Together we developed a series of seating elements and room dividers that illustrate the potential of pressed fibers as a resource for the furniture industry while further reflecting our interest in modularity and materiality.
Ripple Cushions made from recycled polyester, PET-bottles, wool and hemp fibers
Design by Laura Jungmann, Jonathan Radetz, Martha Schwindling and Elena Tezak
Recycled PET, recycled polyester, recycled wool and hemp.
The Ripple Cushions are stackable in many layers. Due to the rippled surface relief, the single cushions interlock. They can be used as a low floor cushion or piled up as high as a regular stool.
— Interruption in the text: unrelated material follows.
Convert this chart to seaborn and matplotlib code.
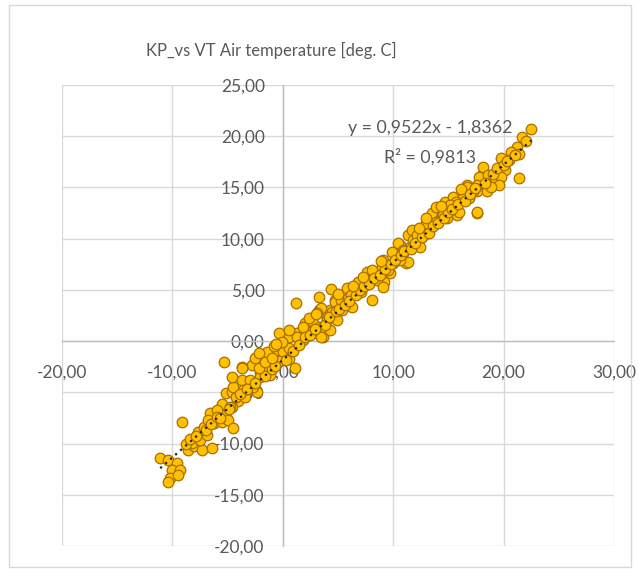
import numpy as np
import pandas as pd
import matplotlib
matplotlib.use("Agg")
import matplotlib.pyplot as plt
import seaborn as sns
from matplotlib.patches import Rectangle
from matplotlib.ticker import FuncFormatter

# ---- data ----
kp_x = [
    -11.1, -10.4, -9.6, -10.0, -9.3, -10.2, -9.5, -10.4,
    -9.1, -8.6, -8.0, -7.3, -6.4, -8.2, -7.5, -6.9, -7.7, -7.1, -6.2, -6.6, -5.2, -5.5, -5.0, -4.5,
    -5.1, -4.6, -4.1, -3.4, -2.3, -2.8, -3.7, -2.1, -2.8, -3.7, -1.8, -5.5, -6.0, -6.8, -4.6,
    -4.8, -4.5, -3.6, -2.7, -3.0, -2.1, -1.2, -1.4, -1.9, -1.4, -0.5, 0.0, 0.6, -0.3, 0.6,
    -0.3, 0.6, -0.1, 1.3, 1.1, -5.3, -3.7, -4.6, 1.2, 2.0, 2.2, 2.7, 3.1, 3.6, 3.3, 4.0, 3.3,
    4.3, 3.3, 4.7,
    1.8, 1.8, 2.7, 3.6, 3.5, 3.5, 4.4, 4.7, 4.5, 5.3, 5.8, 5.9, 5.4, 6.3, 6.2, 6.8, 7.1, 8.1,
    7.6, 8.1, 8.6, 9.0, 9.2, 9.7, 10.0, 10.3, 10.9, 11.2, 10.6, 11.5, 11.3, 11.9, 2.4, 4.0,
    4.9, 4.3, 3.1, 1.3, 0.6,
    11.7, 8.1, 8.5, 9.1, 9.5, 9.1, 9.9, 10.4, 10.9, 11.3, 10.6, 11.8, 12.4, 12.2, 13.0, 12.9,
    13.5, 13.9, 14.4, 13.9, 14.9, 14.7, 15.4, 15.6, 15.8, 16.2, 16.7, 16.9, 17.6, 17.6, 18.1,
    18.5, 18.0, 18.9,
    22.5, 21.7, 21.2, 20.7, 21.4, 20.5, 19.8, 21.4, 20.1, 18.1, 17.8, 18.6, 19.2, 19.8, 19.6,
    18.9, 17.6, 17.2, 16.7, 17.6, 16.9, 16.3, 15.7, 15.1, 16.0, 14.5, 13.9,
    -8.8, -8.4, -7.9, -7.0, -6.5, -6.0, -5.7, -4.9, -4.2, -3.9, -3.2, -2.5, -1.6, -1.0, -0.7,
    0.3, 0.9, 1.5, 2.0, 2.5, 2.9, 3.8, 4.2, 4.8, 5.1, 5.6, 6.0, 6.6, 7.0, 7.4, 7.8, 8.3, 8.8,
    9.3, 9.8, 10.2, 10.7, 11.0, 11.6, 12.0, 12.6, 13.2, 13.6, 14.1, 14.6, 15.0, 15.3, 15.9,
    16.5, 17.0, 17.4, 18.3, 19.0, 19.4, 20.0, 20.3, 21.0, 22.0, 6.4, 7.3, 8.9, 12.3, 14.3,
    13.0, 16.1, 5.0, 3.0, -2.2, -1.6, -0.8, -2.5, -2.2, -1.0, -0.6,
]
vt_y = [
    -11.4, -11.6, -11.9, -12.6, -12.6, -13.4, -13.1, -13.8,
    -7.9, -10.6, -10.2, -10.6, -10.4, -9.9, -9.7, -9.2, -8.9, -8.4, -8.0, -7.0, -7.2, -7.9, -7.7, -8.5,
    -5.1, -5.0, -5.8, -5.5, -5.0, -4.1, -3.8, -3.1, -2.3, -2.5, -2.2, -6.1, -6.7, -7.7, -6.4,
    -6.4, -4.5, -4.8, -4.5, -3.8, -3.5, -3.3, -2.6, -1.4, -1.1, -0.9, -1.1, -0.7, -1.9, -1.7,
    0.8, 0.4, -0.1, 0.8, -2.6, -2.0, -2.6, -3.5, 3.7, 1.8, 0.9, 1.8, 0.8, 0.4, 1.4, 2.2, 3.0,
    3.0, 4.3, 4.0,
    1.4, 0.1, 1.1, 1.4, 0.4, 3.2, 5.1, 3.8, 2.8, 4.0, 5.2, 4.2, 3.0, 3.3, 4.5, 5.8, 4.8, 4.0,
    6.7, 6.0, 6.4, 7.2, 5.8, 6.6, 7.6, 8.2, 8.6, 7.6, 9.4, 9.2, 10.4, 9.7, 2.3, 2.1,
    2.1, 1.1, 2.7, 0.4, 1.1,
    10.8, 6.9, 6.0, 7.9, 6.9, 5.3, 8.7, 9.6, 8.9, 7.7, 7.9, 9.9, 9.2, 10.4, 11.5, 10.5,
    12.5, 13.1, 12.3, 11.5, 12.0, 13.6, 14.1, 13.0, 12.3, 14.5, 15.2, 14.1, 12.5, 14.7, 15.5,
    14.7, 16.2, 16.0,
    20.7, 19.9, 18.9, 18.5, 18.3, 17.7, 17.9, 15.9, 16.7, 17.0, 16.0, 16.2, 15.9, 16.0, 15.2,
    15.0, 15.2, 14.7, 15.0, 12.6, 14.0, 14.0, 13.6, 13.3, 12.6, 12.3, 11.6,
    -10.0, -9.6, -9.3, -8.7, -8.1, -7.4, -7.5, -6.6, -5.5, -5.2, -4.7, -4.1, -3.4, -2.7, -2.4,
    -1.8, -1.0, -0.4, 0.4, 0.6, 1.2, 1.6, 2.4, 2.9, 3.1, 3.5, 3.9, 4.5, 5.0, 5.4, 5.6, 6.2, 6.5,
    7.0, 7.5, 7.9, 8.4, 8.8, 9.0, 9.6, 10.2, 10.6, 11.2, 11.5, 12.0, 12.6, 12.9, 13.4,
    13.7, 14.4, 14.9, 15.4, 16.3, 16.9, 17.2, 17.6, 18.2, 19.5, 5.4, 6.3, 7.8, 11.0, 13.2,
    12.0, 14.8, 4.6, 2.6, -2.6, -2.0, -0.5, -1.6, -1.2, -1.6, -0.3,
]
trend_slope = 0.9522
trend_intercept = -1.8362
x_ticks = [-20, -10, 0, 10, 20, 30]
y_ticks = [-20, -15, -10, -5, 0, 5, 10, 15, 20, 25]
title = "KP_vs VT Air temperature [deg. C]"
eq_text = "y = 0,9522x - 1,8362"
r2_text = "R² = 0,9813"

df = pd.DataFrame({"KP": kp_x, "VT": vt_y})

sns.set_style("white")
FONT = ["Lato", "DejaVu Sans"]
plt.rcParams["font.family"] = FONT
grey = "#595959"

fig = plt.figure(figsize=(6.39, 5.74), dpi=100)
W, H = 639, 574
ax = fig.add_axes([62 / W, 1 - 546 / H, (614 - 62) / W, (546 - 85) / H])

# outer chart border
fig.patches.append(Rectangle((9 / W, 1 - 567 / H), (631 - 9) / W, (567 - 5) / H,
                             transform=fig.transFigure, fill=False,
                             edgecolor="#d9d9d9", linewidth=1.0))

ax.set_xlim(-20, 30)
ax.set_ylim(-20, 25)
ax.set_xticks(x_ticks)
ax.set_yticks(y_ticks)
fmt = FuncFormatter(lambda v, p: f"{v:.2f}".replace(".", ","))
ax.xaxis.set_major_formatter(fmt)
ax.yaxis.set_major_formatter(fmt)
ax.grid(True, color="#d9d9d9", linewidth=1.0)
ax.set_axisbelow(True)

for s in ["top", "right"]:
    ax.spines[s].set_visible(False)
ax.spines["left"].set_position(("data", 0))
ax.spines["bottom"].set_position(("data", 0))
for s in ["left", "bottom"]:
    ax.spines[s].set_color("#bfbfbf")
    ax.spines[s].set_linewidth(1.0)
ax.tick_params(axis="x", length=0, pad=17, labelsize=12.5, labelcolor=grey)
ax.tick_params(axis="y", length=0, pad=13, labelsize=12.5, labelcolor=grey)

sns.scatterplot(data=df, x="KP", y="VT", ax=ax, s=58, color="#FFC000",
                edgecolor="#A87000", linewidth=0.9, zorder=3, legend=False)

xs = np.array([min(kp_x), max(kp_x)])
ax.plot(xs, trend_slope * xs + trend_intercept, linestyle=(0, (1, 2)),
        color="#202020", linewidth=1.6, zorder=4)

ax.set_xlabel("")
ax.set_ylabel("")

fig.text(271 / W, 1 - 50 / H, title, ha="center", va="center", fontsize=12, color=grey)
fig.text(430 / W, 1 - 128 / H, eq_text, ha="center", va="center", fontsize=12.8, color=grey)
fig.text(430 / W, 1 - 157 / H, r2_text, ha="center", va="center", fontsize=12.8, color=grey)

fig.savefig("out.png", dpi=100)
The prototypes are made from various fiber materials and illustrate a multiplicity of densities.
The three designs that emerged from the Fiber Mates project so far are the Tangle Screen, the Soft Screen and the Ripple Cushions
Design by Martha Schwindling & Elena Tezak
Recycled polyester fibers, wool fabric
The Soft Screen modules are three-dimensional pillows that can be easily assembled into loose, open structures, or closed surfaces that make for effective, acoustic room dividers. Recycled polyester fibers are laminated with different color fabrics on each side. Manifold layouts are possible in the composition of this versatile screen.
Design by Laura Jungmann & Jonathan Radetz
Recycled PET bottles, recycled wool and polyester fibers
The Tangle Screen appears as an organic structure that can grow in every direction. The single modules, made from recycled PET and wool fibers, are slightly flexible and can be connected at three points into a dynamic, three-dimensional, open network.